Mumbai, June 6: The Reserve Bank of India (RBI) on Friday slashed its benchmark repo rate by 50 basis points to 5.5%, delivering a surprise “jumbo” cut to support growth as inflation continues to ease. The move marks the third consecutive rate cut this year, bringing the total reduction to 100 basis points since February.
The Monetary Policy Committee (MPC) also lowered the cash reserve ratio (CRR) by 100 basis points to 3%, a move expected to inject ₹2.5 lakh crore into the banking system. The central bank simultaneously shifted its policy stance from “accommodative” to “neutral.”
“The decision is based on a comprehensive assessment of macroeconomic conditions,” said RBI Governor Sanjay Malhotra at the conclusion of the MPC’s three-day deliberations. “With inflation well below target and growth projections subdued, we have acted decisively to provide support to the economy.”
This is the sharpest policy easing since the pandemic-era 75-bps emergency rate cut in March 2020. The RBI also trimmed its inflation forecast for the fiscal year by 30 basis points to 3.7%, down from its earlier projection of 4%. Retail inflation fell to 3.16% in April, compared to 3.34% in March, staying comfortably below the RBI’s 4% threshold.

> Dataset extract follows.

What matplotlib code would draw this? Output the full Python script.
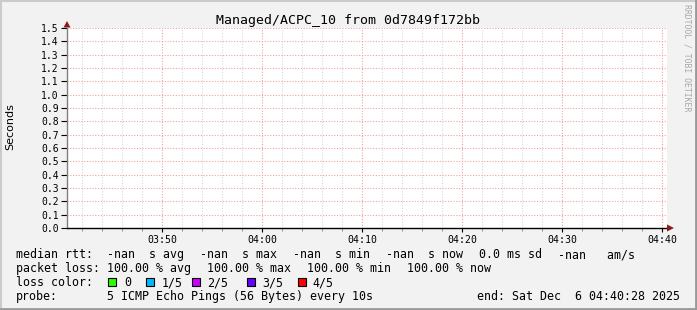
import numpy as np
import matplotlib
matplotlib.use("Agg")
import matplotlib.pyplot as plt
import matplotlib.dates as mdates
from matplotlib.patches import Rectangle, Polygon
from matplotlib.lines import Line2D
from datetime import datetime, timedelta

# ---- data ----
title = "Managed/ACPC_10 from 0d7849f172bb"
ylabel = "Seconds"
start_time = datetime(2025, 12, 6, 3, 40, 28)
end_time = datetime(2025, 12, 6, 4, 40, 28)
sample_times = [start_time + timedelta(seconds=10 * i) for i in range(361)]
median_rtt = [np.nan] * len(sample_times)  # 100% loss -> no values
y_ticks = [round(0.1 * i, 1) for i in range(16)]
row_heads = ["median rtt:", "packet loss:", "loss color:", "probe:"]
rtt_items = ["-nan  s avg", "-nan  s max", "-nan  s min", "-nan  s now",
             "0.0 ms sd", "-nan   am/s"]
loss_items = ["100.00 % avg", "100.00 % max", "100.00 % min", "100.00 % now"]
probe_text = "5 ICMP Echo Pings (56 Bytes) every 10s"
end_label = "end: Sat Dec  6 04:40:28 2025"
loss_labels = ["0", "1/5", "2/5", "3/5", "4/5"]
loss_colors = ["#26ff00", "#00b8ff", "#cc00ff", "#6a00ff", "#ff0000"]
watermark = "RRDTOOL / TOBI OETIKER"

W, H = 697, 310
fig = plt.figure(figsize=(W / 100, H / 100), dpi=100)
fig.patch.set_facecolor("#f2f2f2")


def fx(x):
    return x / W


def fy(y):
    return 1 - y / H


mono = "DejaVu Sans Mono"
FS = 8.35

# frame shading
fig.add_artist(Line2D([0, 1], [fy(0.5), fy(0.5)], color="#cbcbcb", lw=1.5))
fig.add_artist(Line2D([fx(0.5), fx(0.5)], [0, 1], color="#cbcbcb", lw=1.5))
fig.add_artist(Line2D([0, 1], [fy(309), fy(309)], color="#999999", lw=2))
fig.add_artist(Line2D([fx(696), fx(696)], [0, 1], color="#999999", lw=2))

# plot area
L, R, T, B = 67, 667, 28, 228
ax = fig.add_axes([fx(L), fy(B), (R - L) / W, (B - T) / H])
ax.set_facecolor("white")
ax.plot(sample_times, median_rtt, color="#26ff00", lw=1)
ax.set_xlim(start_time, end_time)
ax.set_ylim(0, 1.5)

for s in ["top", "right"]:
    ax.spines[s].set_visible(False)
ax.spines["left"].set_color("#808080")
ax.spines["left"].set_linewidth(1)
ax.spines["bottom"].set_color("black")
ax.spines["bottom"].set_linewidth(1)

ax.set_yticks(y_ticks)
ax.set_yticklabels([f"{v:.1f}" for v in y_ticks], fontfamily=mono, fontsize=7)
ax.xaxis.set_major_locator(mdates.MinuteLocator(byminute=range(0, 60, 10)))
ax.xaxis.set_minor_locator(mdates.MinuteLocator(byminute=range(0, 60, 2)))
ax.xaxis.set_major_formatter(mdates.DateFormatter("%H:%M"))
for lab in ax.get_xticklabels():
    lab.set_fontfamily(mono)
    lab.set_fontsize(7.1)
ax.tick_params(axis="y", length=4, width=0.8, pad=2, colors="black")
ax.tick_params(axis="x", which="major", length=3, width=0.8, pad=2, colors="black")
ax.tick_params(axis="x", which="minor", length=2, width=0.6, colors="#808080")

# grids
ax.grid(False)
for v in y_ticks[1:]:
    ax.axhline(v, color="#f0a0a0", lw=0.8, ls=(0, (1, 1.5)), zorder=0.5)
for t in ax.xaxis.get_minorticklocs():
    ax.axvline(t, color="#d8d8d8", lw=0.8, ls=(0, (1, 1.5)), zorder=0.4)
for t in ax.xaxis.get_majorticklocs():
    ax.axvline(t, color="#f0a0a0", lw=0.8, ls=(0, (1, 1.5)), zorder=0.5)

# axis arrows
fig.add_artist(Polygon([[fx(63.5), fy(27.5)], [fx(70.5), fy(27.5)], [fx(67), fy(21)]],
                       closed=True, color="#8b1a1a", lw=0))
fig.add_artist(Polygon([[fx(667), fy(224.5)], [fx(667), fy(231.5)], [fx(674), fy(228)]],
                       closed=True, color="#8b1a1a", lw=0))

# title and labels
fig.text(fx(348), fy(24), title, ha="center", va="baseline", fontfamily=mono,
         fontsize=9.5, color="black")
fig.text(fx(10), fy(127), ylabel, rotation=90, ha="center", va="center",
         fontfamily="DejaVu Sans", fontsize=8, color="black")
fig.text(fx(687), fy(4), watermark, rotation=270, ha="center", va="top",
         fontfamily=mono, fontsize=5.9, color="#a8a8a8")


def put(x, yb, txt, ha="left"):
    fig.text(fx(x), fy(yb), txt, ha=ha, va="baseline", fontfamily=mono,
             fontsize=FS, color="black")


# legend
baselines = [258, 272, 286, 300]
for txt, yb in zip(row_heads, baselines):
    put(16, yb, txt)

rtt_x = [107, 200, 293, 386, 479, 558]
for txt, x in zip(rtt_items, rtt_x):
    put(x, baselines[0], txt)

loss_x = [107, 207, 307, 407]
for txt, x in zip(loss_items, loss_x):
    put(x, baselines[1], txt)

sq_x = [108, 146, 192, 247, 298]
lab_x = [124, 162, 207, 262, 312]
for c, lab, sx, lx in zip(loss_colors, loss_labels, sq_x, lab_x):
    fig.add_artist(Rectangle((fx(sx), fy(286)), 8 / W, 8 / H, facecolor=c,
                             edgecolor="black", lw=0.8))
    put(lx, baselines[2], lab)

put(107, baselines[3], probe_text)
put(680, baselines[3], end_label, ha="right")

fig.savefig("out.png", dpi=100, facecolor=fig.get_facecolor())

With the repo rate now at 5.5%, the Standing Deposit Facility (SDF) rate has been adjusted to 5.25%, while the Marginal Standing Facility (MSF) rate and Bank Rate have been set at 5.75%.
The surprise magnitude of the rate cut lifted investor sentiment. The Nifty Bank index surged over 500 points from the day’s low after the policy announcement. A CNBC-TV18 poll had forecast a more modest 25-bps cut, citing subdued inflation and slowing GDP growth as key factors.
RBI’s easing cycle began in February with a 25 bps cut, followed by another in April. At that time, the central bank had signaled a pivot toward a more pro-growth stance amid waning inflationary pressures.
The next MPC meeting, originally scheduled for August 6–8, has been advanced to August 5–7 due to administrative exigencies. The aggressive policy action signals the RBI’s readiness to act ahead of the curve as it balances the dual mandate of price stability and economic growth in an increasingly uncertain global environment.